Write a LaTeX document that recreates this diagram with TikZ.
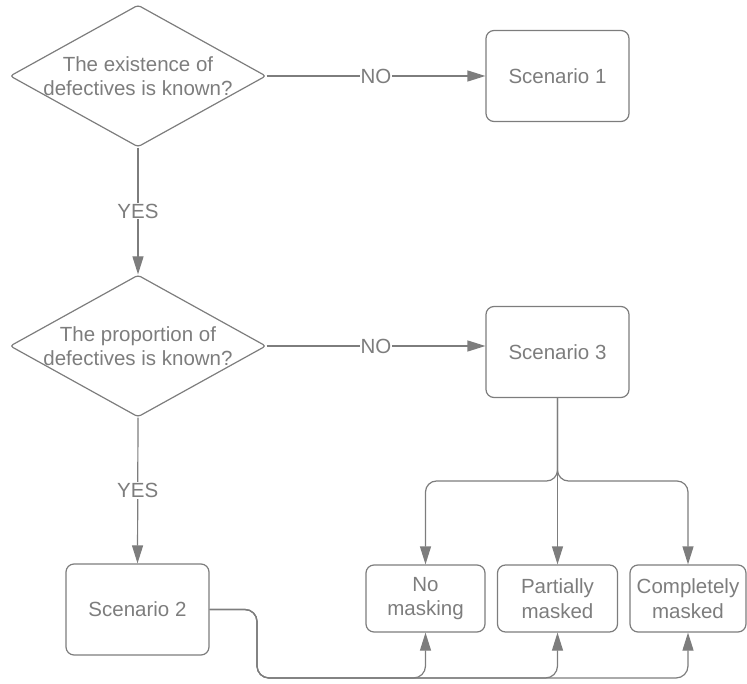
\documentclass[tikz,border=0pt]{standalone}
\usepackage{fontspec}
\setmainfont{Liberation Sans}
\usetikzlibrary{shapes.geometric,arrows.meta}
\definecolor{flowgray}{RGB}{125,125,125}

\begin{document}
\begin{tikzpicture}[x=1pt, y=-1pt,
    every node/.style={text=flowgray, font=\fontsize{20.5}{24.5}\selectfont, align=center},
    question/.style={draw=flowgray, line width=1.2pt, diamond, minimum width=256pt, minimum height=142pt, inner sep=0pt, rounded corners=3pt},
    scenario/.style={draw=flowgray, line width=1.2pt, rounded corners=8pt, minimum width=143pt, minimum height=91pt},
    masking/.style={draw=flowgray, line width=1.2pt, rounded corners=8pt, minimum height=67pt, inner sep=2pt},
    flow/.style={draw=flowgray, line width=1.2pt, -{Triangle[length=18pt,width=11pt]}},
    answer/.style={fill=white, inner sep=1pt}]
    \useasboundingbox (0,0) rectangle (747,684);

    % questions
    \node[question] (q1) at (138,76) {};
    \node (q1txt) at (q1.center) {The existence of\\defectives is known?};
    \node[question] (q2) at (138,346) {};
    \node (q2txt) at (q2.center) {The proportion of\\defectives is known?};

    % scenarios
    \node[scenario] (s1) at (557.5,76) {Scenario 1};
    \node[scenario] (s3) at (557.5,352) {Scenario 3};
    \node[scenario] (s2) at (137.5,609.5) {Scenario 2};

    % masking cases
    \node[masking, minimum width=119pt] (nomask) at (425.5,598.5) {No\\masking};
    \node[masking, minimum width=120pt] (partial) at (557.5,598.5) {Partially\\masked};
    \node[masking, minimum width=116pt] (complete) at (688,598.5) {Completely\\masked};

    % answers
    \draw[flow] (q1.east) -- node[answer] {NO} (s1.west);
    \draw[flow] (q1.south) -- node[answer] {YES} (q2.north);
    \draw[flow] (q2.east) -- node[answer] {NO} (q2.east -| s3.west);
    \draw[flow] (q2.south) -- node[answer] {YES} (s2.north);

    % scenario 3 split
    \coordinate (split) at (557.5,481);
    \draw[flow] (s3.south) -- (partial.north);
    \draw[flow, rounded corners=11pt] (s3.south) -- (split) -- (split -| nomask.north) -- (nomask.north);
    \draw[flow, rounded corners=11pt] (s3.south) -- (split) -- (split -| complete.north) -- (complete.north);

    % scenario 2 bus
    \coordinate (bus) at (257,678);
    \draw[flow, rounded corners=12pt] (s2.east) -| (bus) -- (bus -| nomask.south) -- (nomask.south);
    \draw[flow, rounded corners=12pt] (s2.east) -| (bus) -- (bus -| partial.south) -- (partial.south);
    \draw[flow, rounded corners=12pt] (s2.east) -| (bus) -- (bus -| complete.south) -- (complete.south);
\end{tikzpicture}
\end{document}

# # # # # # #

WRITTEN PROBLEM.
Copy the data character for character, but drop all pictures from the copy.

COMPLETED TASK.
Write a LaTeX document that recreates this diagram with TikZ.
\documentclass[tikz,border=0pt]{standalone}
\usepackage{fontspec}
\setmainfont{Liberation Sans}
\usetikzlibrary{shapes.geometric,arrows.meta}
\definecolor{flowgray}{RGB}{125,125,125}

\begin{document}
\begin{tikzpicture}[x=1pt, y=-1pt,
    every node/.style={text=flowgray, font=\fontsize{20.5}{24.5}\selectfont, align=center},
    question/.style={draw=flowgray, line width=1.2pt, diamond, minimum width=256pt, minimum height=142pt, inner sep=0pt, rounded corners=3pt},
    scenario/.style={draw=flowgray, line width=1.2pt, rounded corners=8pt, minimum width=143pt, minimum height=91pt},
    masking/.style={draw=flowgray, line width=1.2pt, rounded corners=8pt, minimum height=67pt, inner sep=2pt},
    flow/.style={draw=flowgray, line width=1.2pt, -{Triangle[length=18pt,width=11pt]}},
    answer/.style={fill=white, inner sep=1pt}]
    \useasboundingbox (0,0) rectangle (747,684);

    % questions
    \node[question] (q1) at (138,76) {};
    \node (q1txt) at (q1.center) {The existence of\\defectives is known?};
    \node[question] (q2) at (138,346) {};
    \node (q2txt) at (q2.center) {The proportion of\\defectives is known?};

    % scenarios
    \node[scenario] (s1) at (557.5,76) {Scenario 1};
    \node[scenario] (s3) at (557.5,352) {Scenario 3};
    \node[scenario] (s2) at (137.5,609.5) {Scenario 2};

    % masking cases
    \node[masking, minimum width=119pt] (nomask) at (425.5,598.5) {No\\masking};
    \node[masking, minimum width=120pt] (partial) at (557.5,598.5) {Partially\\masked};
    \node[masking, minimum width=116pt] (complete) at (688,598.5) {Completely\\masked};

    % answers
    \draw[flow] (q1.east) -- node[answer] {NO} (s1.west);
    \draw[flow] (q1.south) -- node[answer] {YES} (q2.north);
    \draw[flow] (q2.east) -- node[answer] {NO} (q2.east -| s3.west);
    \draw[flow] (q2.south) -- node[answer] {YES} (s2.north);

    % scenario 3 split
    \coordinate (split) at (557.5,481);
    \draw[flow] (s3.south) -- (partial.north);
    \draw[flow, rounded corners=11pt] (s3.south) -- (split) -- (split -| nomask.north) -- (nomask.north);
    \draw[flow, rounded corners=11pt] (s3.south) -- (split) -- (split -| complete.north) -- (complete.north);

    % scenario 2 bus
    \coordinate (bus) at (257,678);
    \draw[flow, rounded corners=12pt] (s2.east) -| (bus) -- (bus -| nomask.south) -- (nomask.south);
    \draw[flow, rounded corners=12pt] (s2.east) -| (bus) -- (bus -| partial.south) -- (partial.south);
    \draw[flow, rounded corners=12pt] (s2.east) -| (bus) -- (bus -| complete.south) -- (complete.south);
\end{tikzpicture}
\end{document}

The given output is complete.